- _WHAT TO DO_
Pull out each line of the data that includes the word "with".

- _STORED DATA_
>>

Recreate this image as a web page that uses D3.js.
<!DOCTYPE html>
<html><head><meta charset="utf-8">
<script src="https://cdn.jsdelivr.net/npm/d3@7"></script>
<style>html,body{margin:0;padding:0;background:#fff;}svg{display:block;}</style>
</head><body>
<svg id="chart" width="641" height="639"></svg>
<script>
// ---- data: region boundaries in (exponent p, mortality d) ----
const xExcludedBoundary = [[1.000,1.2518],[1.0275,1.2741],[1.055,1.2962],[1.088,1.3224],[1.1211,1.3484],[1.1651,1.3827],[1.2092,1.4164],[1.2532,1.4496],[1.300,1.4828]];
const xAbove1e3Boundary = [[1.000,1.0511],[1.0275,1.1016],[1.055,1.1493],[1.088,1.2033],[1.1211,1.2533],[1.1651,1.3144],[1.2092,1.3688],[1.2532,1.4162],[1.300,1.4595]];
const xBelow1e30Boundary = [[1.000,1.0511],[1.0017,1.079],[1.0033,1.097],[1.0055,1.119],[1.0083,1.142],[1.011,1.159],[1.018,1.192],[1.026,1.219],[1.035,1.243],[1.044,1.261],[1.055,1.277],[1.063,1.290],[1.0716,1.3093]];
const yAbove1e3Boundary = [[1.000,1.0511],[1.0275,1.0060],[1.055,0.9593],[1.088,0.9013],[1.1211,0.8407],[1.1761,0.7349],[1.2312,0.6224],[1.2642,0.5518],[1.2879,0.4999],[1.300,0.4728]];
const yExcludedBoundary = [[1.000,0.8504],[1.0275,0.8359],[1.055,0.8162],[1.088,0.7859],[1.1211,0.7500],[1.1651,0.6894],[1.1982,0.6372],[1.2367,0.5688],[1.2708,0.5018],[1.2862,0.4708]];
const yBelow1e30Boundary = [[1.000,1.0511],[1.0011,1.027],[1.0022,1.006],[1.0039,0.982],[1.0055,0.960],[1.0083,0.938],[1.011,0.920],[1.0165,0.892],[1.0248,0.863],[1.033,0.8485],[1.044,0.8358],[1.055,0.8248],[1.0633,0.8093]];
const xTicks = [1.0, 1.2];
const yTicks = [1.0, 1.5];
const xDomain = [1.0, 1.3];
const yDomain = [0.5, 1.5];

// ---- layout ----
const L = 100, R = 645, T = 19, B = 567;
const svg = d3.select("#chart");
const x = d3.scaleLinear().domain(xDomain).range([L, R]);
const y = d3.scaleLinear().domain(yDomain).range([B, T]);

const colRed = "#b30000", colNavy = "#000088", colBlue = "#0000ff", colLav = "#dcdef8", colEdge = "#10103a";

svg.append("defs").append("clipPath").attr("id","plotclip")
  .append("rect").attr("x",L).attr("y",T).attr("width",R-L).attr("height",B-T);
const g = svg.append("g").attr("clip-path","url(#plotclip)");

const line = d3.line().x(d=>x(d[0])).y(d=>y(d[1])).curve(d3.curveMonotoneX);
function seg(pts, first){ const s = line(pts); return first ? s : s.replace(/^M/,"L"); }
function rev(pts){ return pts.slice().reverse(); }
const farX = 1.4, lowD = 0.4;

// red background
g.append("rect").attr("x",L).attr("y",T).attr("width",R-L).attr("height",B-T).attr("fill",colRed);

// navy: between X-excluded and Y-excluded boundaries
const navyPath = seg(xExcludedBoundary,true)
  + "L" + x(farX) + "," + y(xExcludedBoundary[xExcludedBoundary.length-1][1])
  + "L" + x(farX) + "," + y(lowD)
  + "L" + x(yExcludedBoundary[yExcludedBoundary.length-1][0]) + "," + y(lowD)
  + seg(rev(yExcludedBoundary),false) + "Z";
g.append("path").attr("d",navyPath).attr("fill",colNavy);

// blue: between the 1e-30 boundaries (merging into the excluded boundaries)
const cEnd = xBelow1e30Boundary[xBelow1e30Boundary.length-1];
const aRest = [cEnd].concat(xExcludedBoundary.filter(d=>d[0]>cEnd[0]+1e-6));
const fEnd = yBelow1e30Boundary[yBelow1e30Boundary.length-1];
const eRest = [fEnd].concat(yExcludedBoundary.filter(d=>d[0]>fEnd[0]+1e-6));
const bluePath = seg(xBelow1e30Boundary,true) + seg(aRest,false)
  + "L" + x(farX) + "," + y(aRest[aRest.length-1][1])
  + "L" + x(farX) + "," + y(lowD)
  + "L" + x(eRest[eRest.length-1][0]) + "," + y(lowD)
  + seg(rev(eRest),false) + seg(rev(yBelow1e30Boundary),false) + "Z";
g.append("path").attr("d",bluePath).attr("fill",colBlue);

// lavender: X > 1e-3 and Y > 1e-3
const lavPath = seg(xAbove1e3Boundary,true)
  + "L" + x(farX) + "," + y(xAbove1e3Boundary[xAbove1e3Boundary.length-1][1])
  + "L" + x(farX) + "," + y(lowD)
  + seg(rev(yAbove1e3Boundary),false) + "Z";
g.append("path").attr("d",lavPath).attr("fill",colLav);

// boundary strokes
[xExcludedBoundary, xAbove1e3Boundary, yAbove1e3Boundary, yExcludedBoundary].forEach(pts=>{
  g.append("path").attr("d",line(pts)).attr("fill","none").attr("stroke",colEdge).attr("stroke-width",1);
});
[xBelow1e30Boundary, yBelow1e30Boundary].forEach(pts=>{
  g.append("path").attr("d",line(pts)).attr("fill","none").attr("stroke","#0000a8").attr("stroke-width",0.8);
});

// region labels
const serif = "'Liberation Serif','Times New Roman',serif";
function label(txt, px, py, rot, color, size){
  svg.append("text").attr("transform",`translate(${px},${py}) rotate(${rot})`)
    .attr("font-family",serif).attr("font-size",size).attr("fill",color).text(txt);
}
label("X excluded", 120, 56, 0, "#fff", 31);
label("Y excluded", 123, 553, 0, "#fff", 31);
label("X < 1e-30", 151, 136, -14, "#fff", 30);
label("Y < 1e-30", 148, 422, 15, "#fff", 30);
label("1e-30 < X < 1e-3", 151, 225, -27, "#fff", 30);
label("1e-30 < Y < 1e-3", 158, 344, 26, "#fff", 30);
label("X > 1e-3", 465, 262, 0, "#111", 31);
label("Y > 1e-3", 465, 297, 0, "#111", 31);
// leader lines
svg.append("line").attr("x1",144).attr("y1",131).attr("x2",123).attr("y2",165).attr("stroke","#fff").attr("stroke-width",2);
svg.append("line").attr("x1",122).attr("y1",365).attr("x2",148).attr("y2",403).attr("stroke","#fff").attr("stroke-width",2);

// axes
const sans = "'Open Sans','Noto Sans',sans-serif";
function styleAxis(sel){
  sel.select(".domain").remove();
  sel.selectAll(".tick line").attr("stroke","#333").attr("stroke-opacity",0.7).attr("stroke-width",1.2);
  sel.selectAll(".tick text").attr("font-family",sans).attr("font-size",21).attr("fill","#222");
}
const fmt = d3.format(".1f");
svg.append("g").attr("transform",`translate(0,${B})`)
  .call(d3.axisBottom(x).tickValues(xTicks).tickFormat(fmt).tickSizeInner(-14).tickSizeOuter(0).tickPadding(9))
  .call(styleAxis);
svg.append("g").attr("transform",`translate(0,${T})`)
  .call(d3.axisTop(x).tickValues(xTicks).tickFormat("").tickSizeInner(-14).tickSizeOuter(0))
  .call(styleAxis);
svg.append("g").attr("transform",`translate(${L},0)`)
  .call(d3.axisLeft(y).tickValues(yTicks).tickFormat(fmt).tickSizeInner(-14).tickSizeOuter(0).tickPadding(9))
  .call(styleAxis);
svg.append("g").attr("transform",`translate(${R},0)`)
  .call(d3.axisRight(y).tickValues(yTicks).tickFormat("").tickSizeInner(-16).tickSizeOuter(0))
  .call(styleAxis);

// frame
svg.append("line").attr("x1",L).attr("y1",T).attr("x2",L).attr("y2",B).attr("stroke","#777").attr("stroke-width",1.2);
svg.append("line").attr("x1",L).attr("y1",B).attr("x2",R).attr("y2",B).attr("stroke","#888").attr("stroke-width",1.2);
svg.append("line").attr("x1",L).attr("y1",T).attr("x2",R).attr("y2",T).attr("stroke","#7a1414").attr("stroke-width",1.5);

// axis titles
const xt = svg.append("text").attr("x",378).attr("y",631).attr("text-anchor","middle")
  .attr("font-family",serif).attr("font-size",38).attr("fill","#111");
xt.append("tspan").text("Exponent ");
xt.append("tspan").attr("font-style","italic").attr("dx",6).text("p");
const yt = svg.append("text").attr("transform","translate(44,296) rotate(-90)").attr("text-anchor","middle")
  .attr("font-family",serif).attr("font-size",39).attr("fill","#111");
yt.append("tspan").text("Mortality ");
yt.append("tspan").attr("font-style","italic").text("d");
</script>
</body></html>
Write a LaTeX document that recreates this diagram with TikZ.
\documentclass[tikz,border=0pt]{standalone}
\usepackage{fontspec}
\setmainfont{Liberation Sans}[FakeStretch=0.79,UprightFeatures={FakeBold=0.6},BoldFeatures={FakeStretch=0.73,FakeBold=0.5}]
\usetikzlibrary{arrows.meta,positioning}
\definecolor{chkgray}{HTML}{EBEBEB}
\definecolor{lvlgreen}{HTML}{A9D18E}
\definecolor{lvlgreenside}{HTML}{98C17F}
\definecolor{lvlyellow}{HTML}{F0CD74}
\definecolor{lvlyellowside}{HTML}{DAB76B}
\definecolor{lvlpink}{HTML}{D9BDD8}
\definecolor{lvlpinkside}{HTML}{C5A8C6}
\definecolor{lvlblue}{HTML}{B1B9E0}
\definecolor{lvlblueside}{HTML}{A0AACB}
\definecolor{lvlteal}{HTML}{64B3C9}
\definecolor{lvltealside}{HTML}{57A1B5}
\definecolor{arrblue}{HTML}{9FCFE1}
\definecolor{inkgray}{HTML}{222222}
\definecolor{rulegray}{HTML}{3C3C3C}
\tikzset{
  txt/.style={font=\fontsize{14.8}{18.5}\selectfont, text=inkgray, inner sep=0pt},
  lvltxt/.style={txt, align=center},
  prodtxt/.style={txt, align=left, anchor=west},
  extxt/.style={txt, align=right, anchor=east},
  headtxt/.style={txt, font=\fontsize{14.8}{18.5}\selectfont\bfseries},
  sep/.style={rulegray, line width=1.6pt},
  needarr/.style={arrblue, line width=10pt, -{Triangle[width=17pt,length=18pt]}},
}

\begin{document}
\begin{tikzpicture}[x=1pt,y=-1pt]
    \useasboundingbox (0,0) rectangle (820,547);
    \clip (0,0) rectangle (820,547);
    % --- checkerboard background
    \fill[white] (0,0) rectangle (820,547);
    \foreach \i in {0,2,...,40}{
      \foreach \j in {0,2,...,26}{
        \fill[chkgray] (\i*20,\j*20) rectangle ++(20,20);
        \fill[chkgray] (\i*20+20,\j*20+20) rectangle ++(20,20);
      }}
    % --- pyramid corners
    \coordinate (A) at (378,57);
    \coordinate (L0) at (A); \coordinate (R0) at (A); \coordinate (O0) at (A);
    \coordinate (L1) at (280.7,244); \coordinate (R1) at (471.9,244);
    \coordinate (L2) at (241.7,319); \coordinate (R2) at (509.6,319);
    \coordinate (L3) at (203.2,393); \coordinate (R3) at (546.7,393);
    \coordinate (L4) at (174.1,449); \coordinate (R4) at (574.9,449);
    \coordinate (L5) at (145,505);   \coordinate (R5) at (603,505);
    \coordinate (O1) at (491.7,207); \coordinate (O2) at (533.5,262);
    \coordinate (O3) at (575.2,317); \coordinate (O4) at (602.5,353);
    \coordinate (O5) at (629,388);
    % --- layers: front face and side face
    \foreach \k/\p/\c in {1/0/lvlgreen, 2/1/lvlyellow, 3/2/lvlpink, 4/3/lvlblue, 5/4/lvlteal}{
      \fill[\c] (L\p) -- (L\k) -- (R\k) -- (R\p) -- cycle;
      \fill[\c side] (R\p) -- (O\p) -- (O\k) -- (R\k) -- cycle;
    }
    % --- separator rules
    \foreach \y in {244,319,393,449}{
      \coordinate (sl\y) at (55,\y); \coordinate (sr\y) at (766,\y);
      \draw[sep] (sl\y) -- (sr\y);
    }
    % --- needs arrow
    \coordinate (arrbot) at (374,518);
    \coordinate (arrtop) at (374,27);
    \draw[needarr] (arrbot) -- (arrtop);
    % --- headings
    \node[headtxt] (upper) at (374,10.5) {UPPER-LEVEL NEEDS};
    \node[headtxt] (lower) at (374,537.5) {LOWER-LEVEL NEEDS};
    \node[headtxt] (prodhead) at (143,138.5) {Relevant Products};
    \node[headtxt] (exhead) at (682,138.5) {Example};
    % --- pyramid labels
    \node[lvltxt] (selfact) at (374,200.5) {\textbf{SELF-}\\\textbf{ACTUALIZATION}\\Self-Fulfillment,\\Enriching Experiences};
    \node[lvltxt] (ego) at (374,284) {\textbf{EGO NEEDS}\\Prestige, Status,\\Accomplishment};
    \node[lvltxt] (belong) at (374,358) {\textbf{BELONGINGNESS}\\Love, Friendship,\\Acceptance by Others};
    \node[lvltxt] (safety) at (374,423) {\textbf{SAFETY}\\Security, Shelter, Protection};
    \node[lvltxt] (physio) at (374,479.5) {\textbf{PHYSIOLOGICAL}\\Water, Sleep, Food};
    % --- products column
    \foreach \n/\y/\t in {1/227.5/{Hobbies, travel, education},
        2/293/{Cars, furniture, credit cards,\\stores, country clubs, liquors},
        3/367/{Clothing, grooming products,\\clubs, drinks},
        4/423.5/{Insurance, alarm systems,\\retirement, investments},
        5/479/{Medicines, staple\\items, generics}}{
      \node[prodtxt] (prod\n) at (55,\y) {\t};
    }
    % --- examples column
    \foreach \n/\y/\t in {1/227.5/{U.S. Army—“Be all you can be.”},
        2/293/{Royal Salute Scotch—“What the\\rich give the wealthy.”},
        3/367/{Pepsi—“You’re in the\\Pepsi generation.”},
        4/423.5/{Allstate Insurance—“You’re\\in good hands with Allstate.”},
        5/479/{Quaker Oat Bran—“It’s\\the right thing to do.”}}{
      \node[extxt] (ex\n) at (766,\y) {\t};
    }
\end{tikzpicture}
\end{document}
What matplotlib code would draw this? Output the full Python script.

<<

- _REPLY TO THE EXERCISE_
Write a LaTeX document that recreates this diagram with TikZ.
        4/423.5/{Allstate Insurance—“You’re\\in good hands with Allstate.”},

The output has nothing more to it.